Address: Seminario No. 8, Mexico
The most impressive exhibit is the Sacrificial Stone carved with a relief of the moon goddess Coyolxauhqui (Náhuatl, "she who decorates her face with bells"). It depicts a naked female form from which the head, arms and legs have been severed. Legend has it that she, together with 400 of her disciples, was killed and dismembered on the Hill of Serpents of Coatepec near Tula by her brother Huitzilopochtli, the god of war, because she sought the blood of her mother, the earth-goddess Coatlicue and objected to human sacrifice. Huitzilopochtli devoured the hearts of the slain. Copil, the son of Coyolxauhqui, attempted to avenge her death but he, too, was slain by Huitzilopochtli and his heart thrown into Lake Texcoco; from it is said to have sprung the "eagle cactus", which the Aztecs believed was a sign from the gods of a good place in which to build a settlement.Visitors can view the Stone in two ways, either from the ground floor, in which it lies flat in front of the main windows, or from the floor above through a hole in the ceiling. The latter view shows the purpose of the stone more clearly; it stood at the foot of the pyramid below the Temple of Huitzilopochtli, and the priests standing above would have slain the prisoners and then - after ripping out the hearts - would have thrown the corpses down onto the Stone of Coyolxauhqui.
The museum is divided into a South Wing and a North Wing, to correspond with the position of the two temples on the pyramid. The South Wing is reserved for the god of war, Huitzilopochtli. The first room shows the migration of the Aztecs until they arrived in the Valley of Anáhuac. The theme of the second room is war and sacrifices to appease the gods, while the third room deals with the Aztec toll system and trade. Finally, in the fourth room can be seen some of the major monoliths discovered on the site. The staircase is flanked by two life-size stone statues of "winged warriors" with stylised eagle wings, which originally stood in the aristocratic warrior precinct. Note the statue of Xiuhtecutli, the god of fire.A special find were the eight "standard-bearers" from the altar of the Temple of Huitzilopochtli, some of which still bore traces of colouring and pieces of obsidian and shells to imitate eyes. So far their function has not been discovered. It is assumed that they date from the third building period (1431), and that when the pyramid was being built over for the fourth time they were laid down on the steps and covered up to protect them from damage.

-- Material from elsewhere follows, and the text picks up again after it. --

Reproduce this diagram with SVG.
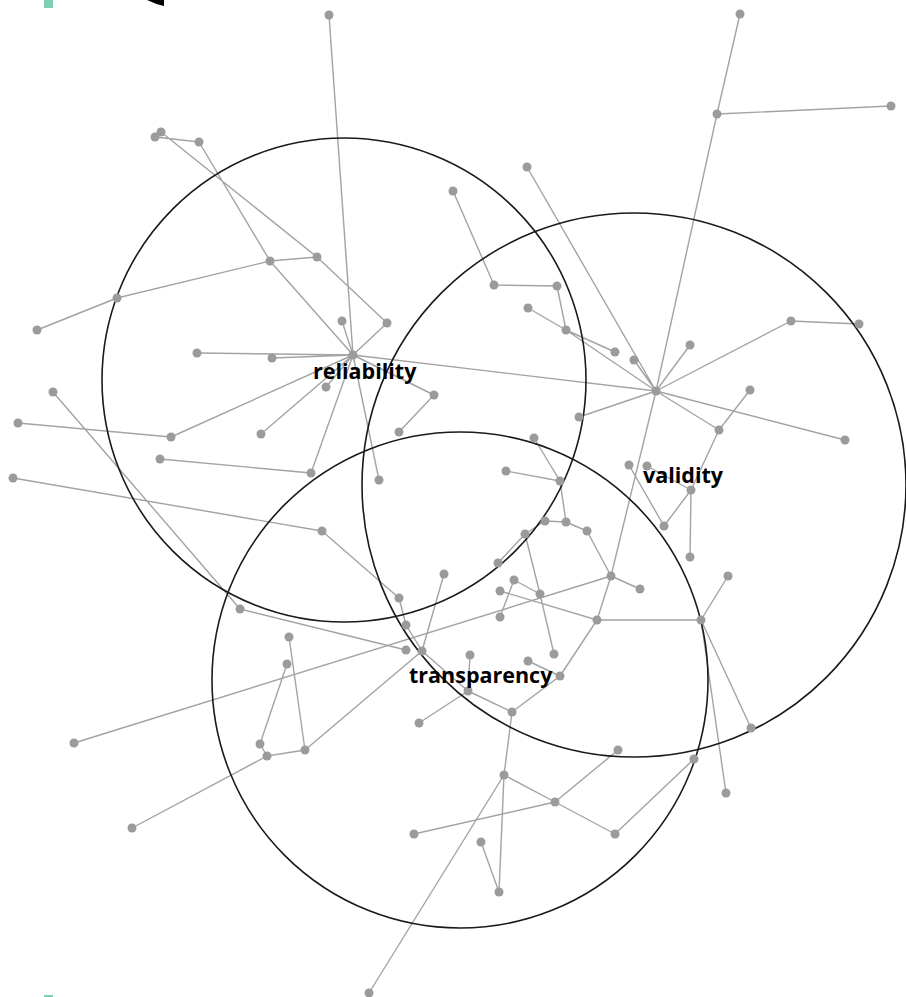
<svg xmlns="http://www.w3.org/2000/svg" width="906" height="997" viewBox="0 0 906 997">
<style>
.e{stroke:#a3a3a3;stroke-width:1.4;fill:none}
.c{stroke:#1a1a1a;stroke-width:1.6;fill:none}
.n circle{fill:#9b9b9b}
.l{font-family:"Open Sans","DejaVu Sans",sans-serif;font-weight:700;font-size:21.5px;fill:#000}
</style>
<rect width="906" height="997" fill="#fff"/>
<rect x="44" y="0" width="9" height="8" fill="#7fcfb2"/>
<path d="M147,0 L164,0 L164,6 Q155,4 147,0 Z" fill="#000"/>
<rect x="44" y="995" width="9" height="2" fill="#7fcfb2"/>
<g id="connectors">
<path class="e" d="M329,15L353,355 M161,132L317,257 M155,137L199,142 M199,142L270,261 M270,261L353,355 M270,261L317,257 M270,261L117,298 M117,298L37,330 M317,257L387,323 M387,323L353,355 M342,321L353,355 M197,353L353,355 M272,358L353,355 M326,387L353,355 M53,392L240,609 M18,423L171,437 M171,437L353,355 M261,434L353,355 M160,459L311,473 M311,473L353,355 M13,478L322,531 M379,480L353,355 M434,395L353,355 M434,395L399,432 M353,355L656,391"/>
<path class="e" d="M453,191L494,285 M494,285L557,286 M557,286L566,330 M528,308L566,330 M566,330L615,352 M566,330L656,391 M527,167L656,391 M740,14L717,114 M717,114L891,106 M717,114L656,391 M634,360L656,391 M690,345L656,391 M791,321L656,391 M791,321L859,324 M579,417L656,391 M750,390L719,430 M719,430L656,391 M845,440L656,391 M719,430L691,490 M629,465L664,526 M664,526L691,490 M647,466L691,490 M691,490L690,557 M656,391L611,576 M611,576L597,620 M611,576L640,589 M74,743L611,576 M587,531L611,576"/>
<path class="e" d="M534,438L560,481 M506,471L560,481 M560,481L566,522 M545,521L566,522 M566,522L587,531 M525,534L545,521 M498,563L525,534 M525,534L540,594 M540,594L554,654 M514,580L500,617 M514,580L540,594 M500,591L597,620 M597,620L701,620 M701,620L728,576 M701,620L751,728 M701,620L726,793 M597,620L560,676 M528,661L560,676 M560,676L512,712 M512,712L504,775 M504,775L555,802 M504,775L499,892 M481,842L499,892 M504,775L369,993 M555,802L414,834 M555,802L618,750 M555,802L615,834 M615,834L694,759"/>
<path class="e" d="M322,531L399,598 M399,598L406,625 M406,625L422,651 M444,574L422,651 M422,651L305,750 M240,609L406,650 M422,651L468,691 M468,691L512,712 M468,691L419,723 M468,691L470,655 M289,637L305,750 M287,664L260,744 M260,744L267,756 M267,756L305,750 M267,756L132,828"/>
</g>
<g id="sets">
<circle id="set-reliability" class="c" cx="344" cy="380" r="242"/>
<circle id="set-validity" class="c" cx="634" cy="485" r="272"/>
<circle id="set-transparency" class="c" cx="460" cy="680" r="248"/>
</g>
<g id="nodes" class="n">
<g id="n1"><circle cx="329" cy="15" r="4.5"/></g>
<g id="n2"><circle cx="161" cy="132" r="4.5"/></g>
<g id="n3"><circle cx="155" cy="137" r="4.5"/></g>
<g id="n4"><circle cx="199" cy="142" r="4.5"/></g>
<g id="n5"><circle cx="270" cy="261" r="4.5"/></g>
<g id="n6"><circle cx="317" cy="257" r="4.5"/></g>
<g id="n7"><circle cx="117" cy="298" r="4.5"/></g>
<g id="n8"><circle cx="37" cy="330" r="4.5"/></g>
<g id="n9"><circle cx="387" cy="323" r="4.5"/></g>
<g id="n10"><circle cx="342" cy="321" r="4.5"/></g>
<g id="hub-reliability"><circle cx="353" cy="355" r="4.5"/></g>
<g id="n11"><circle cx="197" cy="353" r="4.5"/></g>
<g id="n12"><circle cx="272" cy="358" r="4.5"/></g>
<g id="n13"><circle cx="326" cy="387" r="4.5"/></g>
<g id="n14"><circle cx="53" cy="392" r="4.5"/></g>
<g id="n15"><circle cx="18" cy="423" r="4.5"/></g>
<g id="n16"><circle cx="171" cy="437" r="4.5"/></g>
<g id="n17"><circle cx="261" cy="434" r="4.5"/></g>
<g id="n18"><circle cx="160" cy="459" r="4.5"/></g>
<g id="n19"><circle cx="311" cy="473" r="4.5"/></g>
<g id="n20"><circle cx="13" cy="478" r="4.5"/></g>
<g id="n21"><circle cx="379" cy="480" r="4.5"/></g>
<g id="n22"><circle cx="434" cy="395" r="4.5"/></g>
<g id="n23"><circle cx="399" cy="432" r="4.5"/></g>
<g id="n24"><circle cx="453" cy="191" r="4.5"/></g>
<g id="n25"><circle cx="527" cy="167" r="4.5"/></g>
<g id="n26"><circle cx="740" cy="14" r="4.5"/></g>
<g id="n27"><circle cx="717" cy="114" r="4.5"/></g>
<g id="n28"><circle cx="891" cy="106" r="4.5"/></g>
<g id="n29"><circle cx="494" cy="285" r="4.5"/></g>
<g id="n30"><circle cx="557" cy="286" r="4.5"/></g>
<g id="n31"><circle cx="528" cy="308" r="4.5"/></g>
<g id="n32"><circle cx="566" cy="330" r="4.5"/></g>
<g id="n33"><circle cx="615" cy="352" r="4.5"/></g>
<g id="n34"><circle cx="634" cy="360" r="4.5"/></g>
<g id="n35"><circle cx="690" cy="345" r="4.5"/></g>
<g id="n36"><circle cx="791" cy="321" r="4.5"/></g>
<g id="n37"><circle cx="859" cy="324" r="4.5"/></g>
<g id="hub-validity"><circle cx="656" cy="391" r="4.5"/></g>
<g id="n38"><circle cx="579" cy="417" r="4.5"/></g>
<g id="n39"><circle cx="750" cy="390" r="4.5"/></g>
<g id="n40"><circle cx="719" cy="430" r="4.5"/></g>
<g id="n41"><circle cx="845" cy="440" r="4.5"/></g>
<g id="n42"><circle cx="534" cy="438" r="4.5"/></g>
<g id="n43"><circle cx="506" cy="471" r="4.5"/></g>
<g id="n44"><circle cx="560" cy="481" r="4.5"/></g>
<g id="n45"><circle cx="629" cy="465" r="4.5"/></g>
<g id="n46"><circle cx="647" cy="466" r="4.5"/></g>
<g id="n47"><circle cx="691" cy="490" r="4.5"/></g>
<g id="n48"><circle cx="664" cy="526" r="4.5"/></g>
<g id="n49"><circle cx="690" cy="557" r="4.5"/></g>
<g id="n50"><circle cx="728" cy="576" r="4.5"/></g>
<g id="n51"><circle cx="701" cy="620" r="4.5"/></g>
<g id="n52"><circle cx="751" cy="728" r="4.5"/></g>
<g id="n53"><circle cx="726" cy="793" r="4.5"/></g>
<g id="n54"><circle cx="322" cy="531" r="4.5"/></g>
<g id="n55"><circle cx="399" cy="598" r="4.5"/></g>
<g id="n56"><circle cx="406" cy="625" r="4.5"/></g>
<g id="n57"><circle cx="406" cy="650" r="4.5"/></g>
<g id="n58"><circle cx="422" cy="651" r="4.5"/></g>
<g id="n59"><circle cx="444" cy="574" r="4.5"/></g>
<g id="n60"><circle cx="240" cy="609" r="4.5"/></g>
<g id="n61"><circle cx="289" cy="637" r="4.5"/></g>
<g id="n62"><circle cx="287" cy="664" r="4.5"/></g>
<g id="n63"><circle cx="260" cy="744" r="4.5"/></g>
<g id="n64"><circle cx="267" cy="756" r="4.5"/></g>
<g id="n65"><circle cx="305" cy="750" r="4.5"/></g>
<g id="n66"><circle cx="74" cy="743" r="4.5"/></g>
<g id="n67"><circle cx="132" cy="828" r="4.5"/></g>
<g id="n68"><circle cx="611" cy="576" r="4.5"/></g>
<g id="n69"><circle cx="640" cy="589" r="4.5"/></g>
<g id="n70"><circle cx="597" cy="620" r="4.5"/></g>
<g id="n71"><circle cx="500" cy="591" r="4.5"/></g>
<g id="n72"><circle cx="500" cy="617" r="4.5"/></g>
<g id="n73"><circle cx="514" cy="580" r="4.5"/></g>
<g id="n74"><circle cx="540" cy="594" r="4.5"/></g>
<g id="n75"><circle cx="498" cy="563" r="4.5"/></g>
<g id="n76"><circle cx="525" cy="534" r="4.5"/></g>
<g id="n77"><circle cx="545" cy="521" r="4.5"/></g>
<g id="n78"><circle cx="566" cy="522" r="4.5"/></g>
<g id="n79"><circle cx="587" cy="531" r="4.5"/></g>
<g id="n80"><circle cx="554" cy="654" r="4.5"/></g>
<g id="n81"><circle cx="470" cy="655" r="4.5"/></g>
<g id="n82"><circle cx="468" cy="691" r="4.5"/></g>
<g id="n83"><circle cx="419" cy="723" r="4.5"/></g>
<g id="n84"><circle cx="512" cy="712" r="4.5"/></g>
<g id="n85"><circle cx="528" cy="661" r="4.5"/></g>
<g id="n86"><circle cx="560" cy="676" r="4.5"/></g>
<g id="n87"><circle cx="504" cy="775" r="4.5"/></g>
<g id="n88"><circle cx="555" cy="802" r="4.5"/></g>
<g id="n89"><circle cx="414" cy="834" r="4.5"/></g>
<g id="n90"><circle cx="481" cy="842" r="4.5"/></g>
<g id="n91"><circle cx="499" cy="892" r="4.5"/></g>
<g id="n92"><circle cx="369" cy="993" r="4.5"/></g>
<g id="n93"><circle cx="618" cy="750" r="4.5"/></g>
<g id="n94"><circle cx="694" cy="759" r="4.5"/></g>
<g id="n95"><circle cx="615" cy="834" r="4.5"/></g>
</g>
<g id="labels">
<text class="l" x="313" y="379">reliability</text>
<text class="l" x="643" y="483">validity</text>
<text class="l" x="409" y="683">transparency</text>
</g>
</svg>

The four rooms of the North Wing are devoted to Tláloc the rain-god, who appears again and again at various stages of building. One room displays the skeletons of sacrificed animals, such as crocodiles, eagles, pumas, jaguars and sharks. Another room portrays various aspects of Aztec life and religion, including birth, upbringing and their vision of the Universe. The last room deals with the Conquest, concentrating on the arrival of the Spaniards and the demise of the Aztecs.
At the entrance to the Museo del Templo Mayor stands a Tzompantli ("wall of skulls"), which originally formed part of the northern section of the site. In the centre of the courtyard a model shows what the Temple Precinct of Tenochtitlán looked like before the Spanish conquistadors arrived.